(Data items)

###

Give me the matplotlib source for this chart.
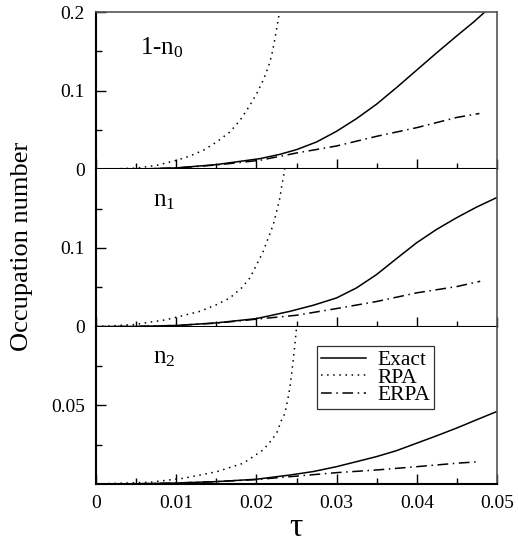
import matplotlib
matplotlib.use("Agg")
import matplotlib.pyplot as plt
from matplotlib.ticker import MultipleLocator, FixedLocator

plt.rcParams.update({
    "font.family": ["Liberation Serif", "DejaVu Serif"],
    "mathtext.fontset": "custom",
    "mathtext.rm": "Liberation Serif",
    "mathtext.it": "Liberation Serif:italic",
    "font.size": 14,
})

# ---- values ----
# panel 1: 1-n0
tau_ex0 = [0, 0.005, 0.01, 0.015, 0.0175, 0.02045, 0.02294, 0.02502, 0.02751, 0.03, 0.03249,
           0.03498, 0.03748, 0.03997, 0.04246, 0.04495, 0.04703, 0.04848, 0.05]
exact0 = [0, 0.0003, 0.0018, 0.006, 0.0095, 0.0136, 0.0191, 0.0251, 0.0348, 0.0484, 0.0645,
          0.0828, 0.104, 0.126, 0.148, 0.1694, 0.1868, 0.2, 0.213]
tau_er0 = [0, 0.005, 0.01, 0.015, 0.02045, 0.02502, 0.03, 0.035, 0.04, 0.045, 0.0478]
erpa0 = [0, 0.0003, 0.0017, 0.0055, 0.0115, 0.0208, 0.0297, 0.042, 0.053, 0.066, 0.071]
tau_rp0 = [0, 0.005, 0.00757, 0.01006, 0.01172, 0.01338, 0.01505, 0.01671, 0.01796, 0.0192,
           0.02004, 0.02086, 0.02149, 0.02191, 0.02224, 0.02253, 0.02278, 0.0231]
rpa0 = [0, 0.0015, 0.0051, 0.0115, 0.017, 0.0242, 0.0348, 0.0476, 0.0624, 0.0815,
        0.0964, 0.1134, 0.1303, 0.1452, 0.1622, 0.1792, 0.194, 0.215]

# panel 2: n1
tau_ex1 = [0, 0.005, 0.01, 0.015, 0.02, 0.02419, 0.02709, 0.02999, 0.03249, 0.03498, 0.03748,
           0.03997, 0.04246, 0.04495, 0.04745, 0.04995]
exact1 = [0, 0.0003, 0.0015, 0.0048, 0.0102, 0.0195, 0.0272, 0.0365, 0.0493, 0.0662, 0.0866,
          0.1066, 0.1236, 0.1384, 0.152, 0.164]
tau_er1 = [0, 0.005, 0.01, 0.015, 0.02, 0.025, 0.03, 0.035, 0.04, 0.045, 0.0479]
erpa1 = [0, 0.0003, 0.0015, 0.0045, 0.0095, 0.0145, 0.023, 0.032, 0.043, 0.051, 0.0577]
tau_rp1 = [0, 0.00466, 0.00881, 0.01297, 0.01505, 0.01671, 0.01816, 0.0192, 0.02004, 0.02086,
           0.02149, 0.02211, 0.02253, 0.02294, 0.02319, 0.02336, 0.0236]
rpa1 = [0, 0.0025, 0.0089, 0.0195, 0.028, 0.0366, 0.0493, 0.062, 0.079, 0.0959,
        0.113, 0.1299, 0.1469, 0.164, 0.181, 0.1894, 0.205]

# panel 3: n2
tau_ex2 = [0, 0.005, 0.01, 0.015, 0.02, 0.02419, 0.02709, 0.02999, 0.03249, 0.03498, 0.03748,
           0.03997, 0.04246, 0.04495, 0.04745, 0.04995]
exact2 = [0, 0.0001, 0.0006, 0.0015, 0.003, 0.0057, 0.0079, 0.011, 0.0142, 0.0174, 0.0212,
          0.0259, 0.0306, 0.0355, 0.0408, 0.046]
tau_er2 = [0, 0.005, 0.01, 0.015, 0.02, 0.025, 0.03, 0.035, 0.04, 0.045, 0.0479]
erpa2 = [0, 0.0001, 0.0006, 0.0015, 0.0028, 0.005, 0.0072, 0.0089, 0.011, 0.0132, 0.0142]
tau_rp2 = [0, 0.00673, 0.01089, 0.01505, 0.01837, 0.02086, 0.02191, 0.02253, 0.02315, 0.02357,
           0.02398, 0.02419, 0.0244, 0.0246, 0.02477, 0.02494, 0.0251]
rpa2 = [0, 0.0011, 0.0036, 0.0078, 0.0132, 0.0217, 0.028, 0.0323, 0.0408, 0.045,
        0.0556, 0.062, 0.0705, 0.079, 0.0875, 0.096, 0.105]

panel_labels = ["1-n$_0$", "n$_1$", "n$_2$"]
ylims = [0.2, 0.2, 0.1]

DOT = (0, (1, 3))
DASHDOT = (0, (7, 3, 1, 3))

fig, axes = plt.subplots(3, 1, sharex=True, figsize=(5.18, 5.46), dpi=100)
fig.subplots_adjust(left=0.1853, right=0.9595, top=0.978, bottom=0.1136, hspace=0)

series = [
    (tau_ex0, exact0, tau_rp0, rpa0, tau_er0, erpa0),
    (tau_ex1, exact1, tau_rp1, rpa1, tau_er1, erpa1),
    (tau_ex2, exact2, tau_rp2, rpa2, tau_er2, erpa2),
]
label_pos = [(0.11, 0.77), (0.142, 0.80), (0.142, 0.80)]

for i, ax in enumerate(axes):
    tx, ex, tr, rp, te, er = series[i]
    ax.plot(tx, ex, color="black", lw=1.1, ls="-", label="Exact")
    ax.plot(tr, rp, color="black", lw=1.1, ls=DOT, label="RPA")
    ax.plot(te, er, color="black", lw=1.1, ls=DASHDOT, label="ERPA")
    ax.set_xlim(0, 0.05)
    ax.set_ylim(0, ylims[i])
    ax.text(label_pos[i][0], label_pos[i][1], panel_labels[i],
            transform=ax.transAxes, fontsize=18, ha="left", va="center")

    ax.xaxis.set_major_locator(MultipleLocator(0.01))
    ax.xaxis.set_minor_locator(MultipleLocator(0.005))
    ax.tick_params(which="both", direction="in", top=False, right=False, labelsize=14)
    ax.tick_params(which="major", length=7, width=1.0, pad=8)
    ax.tick_params(which="minor", length=4, width=1.0)

    for side in ["left", "bottom"]:
        ax.spines[side].set_linewidth(1.5)
        ax.spines[side].set_color("black")
    ax.spines["right"].set_linewidth(1.2)
    ax.spines["right"].set_color("#555555")
    if i == 0:
        ax.spines["top"].set_linewidth(1.2)
        ax.spines["top"].set_color("#555555")
    else:
        ax.spines["top"].set_visible(False)

axes[0].yaxis.set_major_locator(FixedLocator([0, 0.1, 0.2]))
axes[0].yaxis.set_minor_locator(FixedLocator([0.05, 0.15]))
axes[0].set_yticklabels(["0", "0.1", "0.2"])
axes[1].yaxis.set_major_locator(FixedLocator([0, 0.1]))
axes[1].yaxis.set_minor_locator(FixedLocator([0.05, 0.15]))
axes[1].set_yticklabels(["0", "0.1"])
axes[2].yaxis.set_major_locator(FixedLocator([0.05]))
axes[2].yaxis.set_minor_locator(FixedLocator([0.025, 0.075]))
axes[2].set_yticklabels(["0.05"])

axes[2].set_xticks([0, 0.01, 0.02, 0.03, 0.04, 0.05])
axes[2].set_xticklabels(["0", "0.01", "0.02", "0.03", "0.04", "0.05"])
axes[2].set_xlabel("τ", fontsize=24, labelpad=0)

leg = axes[2].legend(loc="upper left", bbox_to_anchor=(0.551, 0.879), fontsize=15.5,
                     frameon=True, fancybox=False, handlelength=2.1, handletextpad=0.5,
                     borderpad=0.2, labelspacing=-0.12, borderaxespad=0)
leg.get_frame().set_edgecolor("black")
leg.get_frame().set_linewidth(0.9)

fig.text(0.042, 1 - 246 / 546, "Occupation number", rotation=90, fontsize=19,
         ha="center", va="center")

fig.savefig("out.png", dpi=100)
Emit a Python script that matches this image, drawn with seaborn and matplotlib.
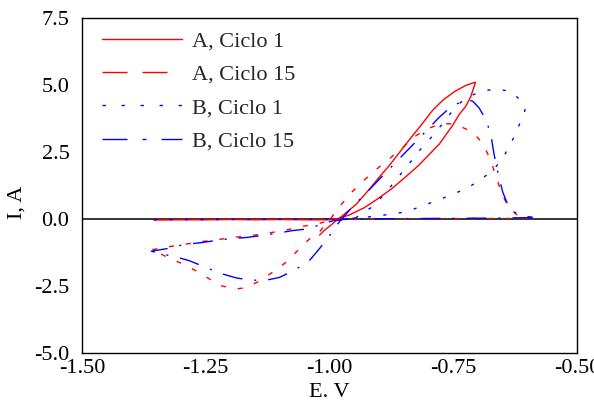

###

■ Exercise goal:
Every entry above is to be set down exactly; the pictures are to be left out.

■ Final result:
Give me the matplotlib source for this chart.
import matplotlib
matplotlib.use("Agg")
import matplotlib.pyplot as plt
from matplotlib.ticker import MultipleLocator, FixedLocator

plt.rcParams.update({
    "font.family": ["Liberation Serif", "DejaVu Serif"],
    "mathtext.fontset": "custom",
    "mathtext.rm": "Liberation Serif",
    "mathtext.it": "Liberation Serif:italic",
    "font.size": 14,
})

# ---- values ----
# panel 1: 1-n0
tau_ex0 = [0, 0.005, 0.01, 0.015, 0.0175, 0.02045, 0.02294, 0.02502, 0.02751, 0.03, 0.03249,
           0.03498, 0.03748, 0.03997, 0.04246, 0.04495, 0.04703, 0.04848, 0.05]
exact0 = [0, 0.0003, 0.0018, 0.006, 0.0095, 0.0136, 0.0191, 0.0251, 0.0348, 0.0484, 0.0645,
          0.0828, 0.104, 0.126, 0.148, 0.1694, 0.1868, 0.2, 0.213]
tau_er0 = [0, 0.005, 0.01, 0.015, 0.02045, 0.02502, 0.03, 0.035, 0.04, 0.045, 0.0478]
erpa0 = [0, 0.0003, 0.0017, 0.0055, 0.0115, 0.0208, 0.0297, 0.042, 0.053, 0.066, 0.071]
tau_rp0 = [0, 0.005, 0.00757, 0.01006, 0.01172, 0.01338, 0.01505, 0.01671, 0.01796, 0.0192,
           0.02004, 0.02086, 0.02149, 0.02191, 0.02224, 0.02253, 0.02278, 0.0231]
rpa0 = [0, 0.0015, 0.0051, 0.0115, 0.017, 0.0242, 0.0348, 0.0476, 0.0624, 0.0815,
        0.0964, 0.1134, 0.1303, 0.1452, 0.1622, 0.1792, 0.194, 0.215]

# panel 2: n1
tau_ex1 = [0, 0.005, 0.01, 0.015, 0.02, 0.02419, 0.02709, 0.02999, 0.03249, 0.03498, 0.03748,
           0.03997, 0.04246, 0.04495, 0.04745, 0.04995]
exact1 = [0, 0.0003, 0.0015, 0.0048, 0.0102, 0.0195, 0.0272, 0.0365, 0.0493, 0.0662, 0.0866,
          0.1066, 0.1236, 0.1384, 0.152, 0.164]
tau_er1 = [0, 0.005, 0.01, 0.015, 0.02, 0.025, 0.03, 0.035, 0.04, 0.045, 0.0479]
erpa1 = [0, 0.0003, 0.0015, 0.0045, 0.0095, 0.0145, 0.023, 0.032, 0.043, 0.051, 0.0577]
tau_rp1 = [0, 0.00466, 0.00881, 0.01297, 0.01505, 0.01671, 0.01816, 0.0192, 0.02004, 0.02086,
           0.02149, 0.02211, 0.02253, 0.02294, 0.02319, 0.02336, 0.0236]
rpa1 = [0, 0.0025, 0.0089, 0.0195, 0.028, 0.0366, 0.0493, 0.062, 0.079, 0.0959,
        0.113, 0.1299, 0.1469, 0.164, 0.181, 0.1894, 0.205]

# panel 3: n2
tau_ex2 = [0, 0.005, 0.01, 0.015, 0.02, 0.02419, 0.02709, 0.02999, 0.03249, 0.03498, 0.03748,
           0.03997, 0.04246, 0.04495, 0.04745, 0.04995]
exact2 = [0, 0.0001, 0.0006, 0.0015, 0.003, 0.0057, 0.0079, 0.011, 0.0142, 0.0174, 0.0212,
          0.0259, 0.0306, 0.0355, 0.0408, 0.046]
tau_er2 = [0, 0.005, 0.01, 0.015, 0.02, 0.025, 0.03, 0.035, 0.04, 0.045, 0.0479]
erpa2 = [0, 0.0001, 0.0006, 0.0015, 0.0028, 0.005, 0.0072, 0.0089, 0.011, 0.0132, 0.0142]
tau_rp2 = [0, 0.00673, 0.01089, 0.01505, 0.01837, 0.02086, 0.02191, 0.02253, 0.02315, 0.02357,
           0.02398, 0.02419, 0.0244, 0.0246, 0.02477, 0.02494, 0.0251]
rpa2 = [0, 0.0011, 0.0036, 0.0078, 0.0132, 0.0217, 0.028, 0.0323, 0.0408, 0.045,
        0.0556, 0.062, 0.0705, 0.079, 0.0875, 0.096, 0.105]

panel_labels = ["1-n$_0$", "n$_1$", "n$_2$"]
ylims = [0.2, 0.2, 0.1]

DOT = (0, (1, 3))
DASHDOT = (0, (7, 3, 1, 3))

fig, axes = plt.subplots(3, 1, sharex=True, figsize=(5.18, 5.46), dpi=100)
fig.subplots_adjust(left=0.1853, right=0.9595, top=0.978, bottom=0.1136, hspace=0)

series = [
    (tau_ex0, exact0, tau_rp0, rpa0, tau_er0, erpa0),
    (tau_ex1, exact1, tau_rp1, rpa1, tau_er1, erpa1),
    (tau_ex2, exact2, tau_rp2, rpa2, tau_er2, erpa2),
]
label_pos = [(0.11, 0.77), (0.142, 0.80), (0.142, 0.80)]

for i, ax in enumerate(axes):
    tx, ex, tr, rp, te, er = series[i]
    ax.plot(tx, ex, color="black", lw=1.1, ls="-", label="Exact")
    ax.plot(tr, rp, color="black", lw=1.1, ls=DOT, label="RPA")
    ax.plot(te, er, color="black", lw=1.1, ls=DASHDOT, label="ERPA")
    ax.set_xlim(0, 0.05)
    ax.set_ylim(0, ylims[i])
    ax.text(label_pos[i][0], label_pos[i][1], panel_labels[i],
            transform=ax.transAxes, fontsize=18, ha="left", va="center")

    ax.xaxis.set_major_locator(MultipleLocator(0.01))
    ax.xaxis.set_minor_locator(MultipleLocator(0.005))
    ax.tick_params(which="both", direction="in", top=False, right=False, labelsize=14)
    ax.tick_params(which="major", length=7, width=1.0, pad=8)
    ax.tick_params(which="minor", length=4, width=1.0)

    for side in ["left", "bottom"]:
        ax.spines[side].set_linewidth(1.5)
        ax.spines[side].set_color("black")
    ax.spines["right"].set_linewidth(1.2)
    ax.spines["right"].set_color("#555555")
    if i == 0:
        ax.spines["top"].set_linewidth(1.2)
        ax.spines["top"].set_color("#555555")
    else:
        ax.spines["top"].set_visible(False)

axes[0].yaxis.set_major_locator(FixedLocator([0, 0.1, 0.2]))
axes[0].yaxis.set_minor_locator(FixedLocator([0.05, 0.15]))
axes[0].set_yticklabels(["0", "0.1", "0.2"])
axes[1].yaxis.set_major_locator(FixedLocator([0, 0.1]))
axes[1].yaxis.set_minor_locator(FixedLocator([0.05, 0.15]))
axes[1].set_yticklabels(["0", "0.1"])
axes[2].yaxis.set_major_locator(FixedLocator([0.05]))
axes[2].yaxis.set_minor_locator(FixedLocator([0.025, 0.075]))
axes[2].set_yticklabels(["0.05"])

axes[2].set_xticks([0, 0.01, 0.02, 0.03, 0.04, 0.05])
axes[2].set_xticklabels(["0", "0.01", "0.02", "0.03", "0.04", "0.05"])
axes[2].set_xlabel("τ", fontsize=24, labelpad=0)

leg = axes[2].legend(loc="upper left", bbox_to_anchor=(0.551, 0.879), fontsize=15.5,
                     frameon=True, fancybox=False, handlelength=2.1, handletextpad=0.5,
                     borderpad=0.2, labelspacing=-0.12, borderaxespad=0)
leg.get_frame().set_edgecolor("black")
leg.get_frame().set_linewidth(0.9)

fig.text(0.042, 1 - 246 / 546, "Occupation number", rotation=90, fontsize=19,
         ha="center", va="center")

fig.savefig("out.png", dpi=100)
Emit a Python script that matches this image, drawn with seaborn and matplotlib.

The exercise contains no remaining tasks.